Showing posts with label sport law. Show all posts
Showing posts with label sport law. Show all posts

Wednesday, March 13, 2013

Try to Fit That Into a One-Hour Prime-Time Slot

Last week the Trademark Trial and Appeal Board of the US Patent Office heard a challenge to the granting of a trademark to the Washington Redskins Football Team for the name "Redskins."  The Lanham Trademark Act prohibits the issuance of a trademark that:

Consists of or comprises immoral, deceptive, or scandalous matter; or matter which may disparage or falsely suggest a connection with persons, living or dead, institutions, beliefs, or national symbols, or bring them into contempt, or disrepute;

 In 1992, Native American activist, Suzan Shown Harjo, challenged the prior issuance of the Redskins trademark on the basis of the Lanham Act language quoted above. In 1999 the TTAB ruled in favor of Harjo and the NFL appealed. In 2003, the US District Court ruled that laches barred the claims as the claimants had waited too long after reaching the age of majority to bring the claim. In 2005, the Court of Appeals upheld the laches ruling as to all but one claimant and remanded the case to the District Court for examination of that claim.

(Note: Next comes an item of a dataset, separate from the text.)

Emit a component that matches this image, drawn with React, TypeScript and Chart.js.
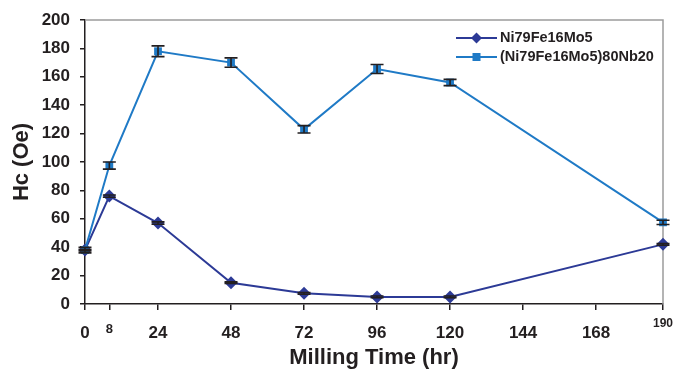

The District Court ruled against the final claimant and in 2009, the Court of Appeals affirmed and the US Supreme Court denied cert.

In the meantime, in 2006, another challenge to the trademark was filed by younger Native American claimants who would not be subject to the laches defense. That is the case that was argued to the TTAB last week, 21 years after Suzan Shown Harjo filed her original challenge.

Hopefully, it will not take another 21 years for the legal system to embrace justice and common sense in upholding the challengers' claim against this patently offensive use of this symbol to objectify and denigrate a human race and culture.  It's a shame that the Board has no authority to award damages.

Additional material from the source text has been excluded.